- _GOAL OF THE EXERCISE_
Reproduce the lines of the material exactly, excluding every image.

- _DATA BLOCK_
━━━━━━━━━━

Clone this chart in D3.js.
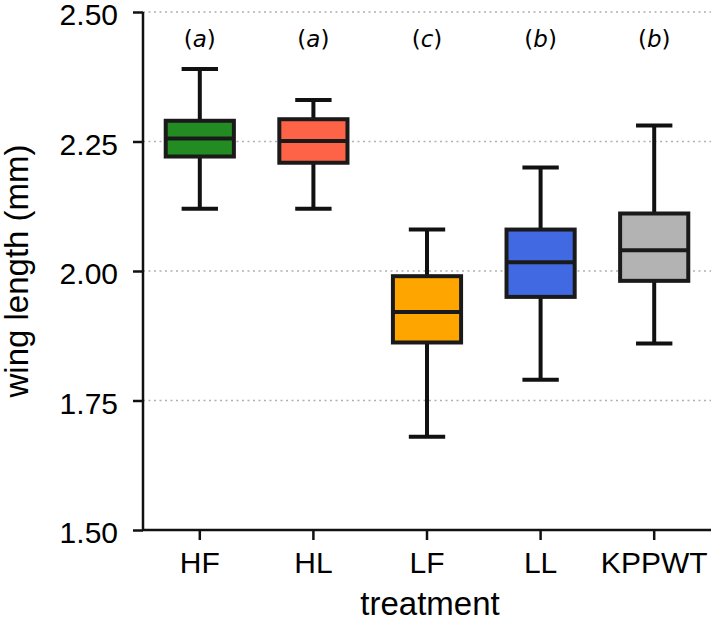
<!DOCTYPE html>
<html>
<head>
<meta charset="utf-8">
<script src="https://cdn.jsdelivr.net/npm/d3@7"></script>
<style>
  body { margin: 0; background: #fff; }
  svg { display: block; }
</style>
</head>
<body>
<div id="plot"></div>
<script>
// data
const treatments = ["HF", "HL", "LF", "LL", "KPPWT"];
const whiskLow  = [2.12, 2.12, 1.68, 1.79, 1.86];
const q1        = [2.221, 2.209, 1.862, 1.950, 1.981];
const medians   = [2.256, 2.251, 1.921, 2.017, 2.040];
const q3        = [2.290, 2.293, 1.990, 2.080, 2.111];
const whiskHigh = [2.39, 2.33, 2.08, 2.20, 2.281];
const groups    = ["a", "a", "c", "b", "b"];
const colors    = ["#228b22", "#ff6347", "#ffa500", "#4169e1", "#b3b3b3"];
const yTicks    = [1.50, 1.75, 2.00, 2.25, 2.50];

const w = 711;
const h = 620;
const margin = {top: 12, right: 0, bottom: 90, left: 143};

const svg = d3.select("#plot")
  .append("svg")
    .attr("width", w)
    .attr("height", h);

const xScale = d3.scaleBand()
    .domain(treatments)
    .range([margin.left, w - margin.right])
    .padding(0);

const yScale = d3.scaleLinear()
    .domain([1.5, 2.5])
    .range([h - margin.bottom, margin.top]);

const bw = xScale.bandwidth();
const boxW = bw * 0.6;
const capW = bw * 0.32;

const boxes = treatments.map((t, i) => ({
  t: t, lo: whiskLow[i], q1: q1[i], med: medians[i], q3: q3[i],
  hi: whiskHigh[i], g: groups[i], color: colors[i]
}));

// grid lines
svg.append("g")
  .selectAll("line")
  .data(yTicks.filter(d => d > 1.5))
  .enter().append("line")
    .attr("x1", margin.left)
    .attr("x2", w)
    .attr("y1", d => yScale(d))
    .attr("y2", d => yScale(d))
    .attr("stroke", "#b0b0b0")
    .attr("stroke-width", 1.6)
    .attr("stroke-dasharray", "2,3.5");

// axes
const yAxis = d3.axisLeft(yScale)
    .tickValues(yTicks)
    .tickFormat(d3.format(".2f"))
    .tickSize(10)
    .tickPadding(15);

const xAxis = d3.axisBottom(xScale)
    .tickSize(10)
    .tickPadding(12);

const yG = svg.append("g")
    .attr("transform", `translate(${margin.left},0)`)
    .call(yAxis);

const xG = svg.append("g")
    .attr("transform", `translate(0,${h - margin.bottom})`)
    .call(xAxis);

[yG, xG].forEach(g => {
  g.select(".domain").attr("stroke", "#111").attr("stroke-width", 2.5);
  g.selectAll(".tick line").attr("stroke", "#111").attr("stroke-width", 2.5);
  g.selectAll(".tick text")
    .attr("fill", "#000")
    .style("font-family", "'Liberation Sans', Arial, sans-serif")
    .style("font-size", "30px");
});
yG.selectAll(".tick text").attr("dy", "0.42em");
// keep the spines flat, no outer ticks
yG.select(".domain").attr("d", `M0,${yScale(2.5)}V${yScale(1.5)}`);
xG.select(".domain").attr("d", `M${margin.left},0H${w}`);

// box plots
const bx = svg.append("g")
  .selectAll("g")
  .data(boxes)
  .enter().append("g")
    .attr("transform", d => `translate(${xScale(d.t) + bw / 2},0)`);

bx.append("line")
    .attr("y1", d => yScale(d.lo))
    .attr("y2", d => yScale(d.q1))
    .attr("stroke", "#111").attr("stroke-width", 4);

bx.append("line")
    .attr("y1", d => yScale(d.q3))
    .attr("y2", d => yScale(d.hi))
    .attr("stroke", "#111").attr("stroke-width", 4);

bx.append("line")
    .attr("x1", -capW / 2).attr("x2", capW / 2)
    .attr("y1", d => yScale(d.lo)).attr("y2", d => yScale(d.lo))
    .attr("stroke", "#111").attr("stroke-width", 4);

bx.append("line")
    .attr("x1", -capW / 2).attr("x2", capW / 2)
    .attr("y1", d => yScale(d.hi)).attr("y2", d => yScale(d.hi))
    .attr("stroke", "#111").attr("stroke-width", 4);

bx.append("rect")
    .attr("x", -boxW / 2)
    .attr("width", boxW)
    .attr("y", d => yScale(d.q3))
    .attr("height", d => yScale(d.q1) - yScale(d.q3))
    .attr("fill", d => d.color)
    .attr("stroke", "#1a1a1a")
    .attr("stroke-width", 4);

bx.append("line")
    .attr("x1", -boxW / 2).attr("x2", boxW / 2)
    .attr("y1", d => yScale(d.med)).attr("y2", d => yScale(d.med))
    .attr("stroke", "#1a1a1a").attr("stroke-width", 4);

// group letters
const lt = bx.append("text")
    .attr("y", 47)
    .attr("text-anchor", "middle")
    .style("font-family", "'DejaVu Sans', sans-serif")
    .style("font-size", "23px")
    .attr("fill", "#000");
lt.append("tspan").text("(");
lt.append("tspan").style("font-style", "italic").text(d => d.g);
lt.append("tspan").text(")");

// axis labels
svg.append("text")
    .attr("x", 430)
    .attr("y", 615)
    .attr("text-anchor", "middle")
    .style("font-family", "'Liberation Sans', Arial, sans-serif")
    .style("font-size", "33px")
    .text("treatment");

svg.append("text")
    .attr("transform", `translate(28,${(yScale(1.5) + yScale(2.5)) / 2}) rotate(-90)`)
    .attr("text-anchor", "middle")
    .style("font-family", "'Liberation Sans', Arial, sans-serif")
    .style("font-size", "33px")
    .text("wing length (mm)");
</script>
</body>
</html>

━━━━━━━━━━

- _THE ANSWER_
Clone this chart in D3.js.
<!DOCTYPE html>
<html>
<head>
<meta charset="utf-8">
<script src="https://cdn.jsdelivr.net/npm/d3@7"></script>
<style>
  body { margin: 0; background: #fff; }
  svg { display: block; }
</style>
</head>
<body>
<div id="plot"></div>
<script>
// data
const treatments = ["HF", "HL", "LF", "LL", "KPPWT"];
const whiskLow  = [2.12, 2.12, 1.68, 1.79, 1.86];
const q1        = [2.221, 2.209, 1.862, 1.950, 1.981];
const medians   = [2.256, 2.251, 1.921, 2.017, 2.040];
const q3        = [2.290, 2.293, 1.990, 2.080, 2.111];
const whiskHigh = [2.39, 2.33, 2.08, 2.20, 2.281];
const groups    = ["a", "a", "c", "b", "b"];
const colors    = ["#228b22", "#ff6347", "#ffa500", "#4169e1", "#b3b3b3"];
const yTicks    = [1.50, 1.75, 2.00, 2.25, 2.50];

const w = 711;
const h = 620;
const margin = {top: 12, right: 0, bottom: 90, left: 143};

const svg = d3.select("#plot")
  .append("svg")
    .attr("width", w)
    .attr("height", h);

const xScale = d3.scaleBand()
    .domain(treatments)
    .range([margin.left, w - margin.right])
    .padding(0);

const yScale = d3.scaleLinear()
    .domain([1.5, 2.5])
    .range([h - margin.bottom, margin.top]);

const bw = xScale.bandwidth();
const boxW = bw * 0.6;
const capW = bw * 0.32;

const boxes = treatments.map((t, i) => ({
  t: t, lo: whiskLow[i], q1: q1[i], med: medians[i], q3: q3[i],
  hi: whiskHigh[i], g: groups[i], color: colors[i]
}));

// grid lines
svg.append("g")
  .selectAll("line")
  .data(yTicks.filter(d => d > 1.5))
  .enter().append("line")
    .attr("x1", margin.left)
    .attr("x2", w)
    .attr("y1", d => yScale(d))
    .attr("y2", d => yScale(d))
    .attr("stroke", "#b0b0b0")
    .attr("stroke-width", 1.6)
    .attr("stroke-dasharray", "2,3.5");

// axes
const yAxis = d3.axisLeft(yScale)
    .tickValues(yTicks)
    .tickFormat(d3.format(".2f"))
    .tickSize(10)
    .tickPadding(15);

const xAxis = d3.axisBottom(xScale)
    .tickSize(10)
    .tickPadding(12);

const yG = svg.append("g")
    .attr("transform", `translate(${margin.left},0)`)
    .call(yAxis);

const xG = svg.append("g")
    .attr("transform", `translate(0,${h - margin.bottom})`)
    .call(xAxis);

[yG, xG].forEach(g => {
  g.select(".domain").attr("stroke", "#111").attr("stroke-width", 2.5);
  g.selectAll(".tick line").attr("stroke", "#111").attr("stroke-width", 2.5);
  g.selectAll(".tick text")
    .attr("fill", "#000")
    .style("font-family", "'Liberation Sans', Arial, sans-serif")
    .style("font-size", "30px");
});
yG.selectAll(".tick text").attr("dy", "0.42em");
// keep the spines flat, no outer ticks
yG.select(".domain").attr("d", `M0,${yScale(2.5)}V${yScale(1.5)}`);
xG.select(".domain").attr("d", `M${margin.left},0H${w}`);

// box plots
const bx = svg.append("g")
  .selectAll("g")
  .data(boxes)
  .enter().append("g")
    .attr("transform", d => `translate(${xScale(d.t) + bw / 2},0)`);

bx.append("line")
    .attr("y1", d => yScale(d.lo))
    .attr("y2", d => yScale(d.q1))
    .attr("stroke", "#111").attr("stroke-width", 4);

bx.append("line")
    .attr("y1", d => yScale(d.q3))
    .attr("y2", d => yScale(d.hi))
    .attr("stroke", "#111").attr("stroke-width", 4);

bx.append("line")
    .attr("x1", -capW / 2).attr("x2", capW / 2)
    .attr("y1", d => yScale(d.lo)).attr("y2", d => yScale(d.lo))
    .attr("stroke", "#111").attr("stroke-width", 4);

bx.append("line")
    .attr("x1", -capW / 2).attr("x2", capW / 2)
    .attr("y1", d => yScale(d.hi)).attr("y2", d => yScale(d.hi))
    .attr("stroke", "#111").attr("stroke-width", 4);

bx.append("rect")
    .attr("x", -boxW / 2)
    .attr("width", boxW)
    .attr("y", d => yScale(d.q3))
    .attr("height", d => yScale(d.q1) - yScale(d.q3))
    .attr("fill", d => d.color)
    .attr("stroke", "#1a1a1a")
    .attr("stroke-width", 4);

bx.append("line")
    .attr("x1", -boxW / 2).attr("x2", boxW / 2)
    .attr("y1", d => yScale(d.med)).attr("y2", d => yScale(d.med))
    .attr("stroke", "#1a1a1a").attr("stroke-width", 4);

// group letters
const lt = bx.append("text")
    .attr("y", 47)
    .attr("text-anchor", "middle")
    .style("font-family", "'DejaVu Sans', sans-serif")
    .style("font-size", "23px")
    .attr("fill", "#000");
lt.append("tspan").text("(");
lt.append("tspan").style("font-style", "italic").text(d => d.g);
lt.append("tspan").text(")");

// axis labels
svg.append("text")
    .attr("x", 430)
    .attr("y", 615)
    .attr("text-anchor", "middle")
    .style("font-family", "'Liberation Sans', Arial, sans-serif")
    .style("font-size", "33px")
    .text("treatment");

svg.append("text")
    .attr("transform", `translate(28,${(yScale(1.5) + yScale(2.5)) / 2}) rotate(-90)`)
    .attr("text-anchor", "middle")
    .style("font-family", "'Liberation Sans', Arial, sans-serif")
    .style("font-size", "33px")
    .text("wing length (mm)");
</script>
</body>
</html>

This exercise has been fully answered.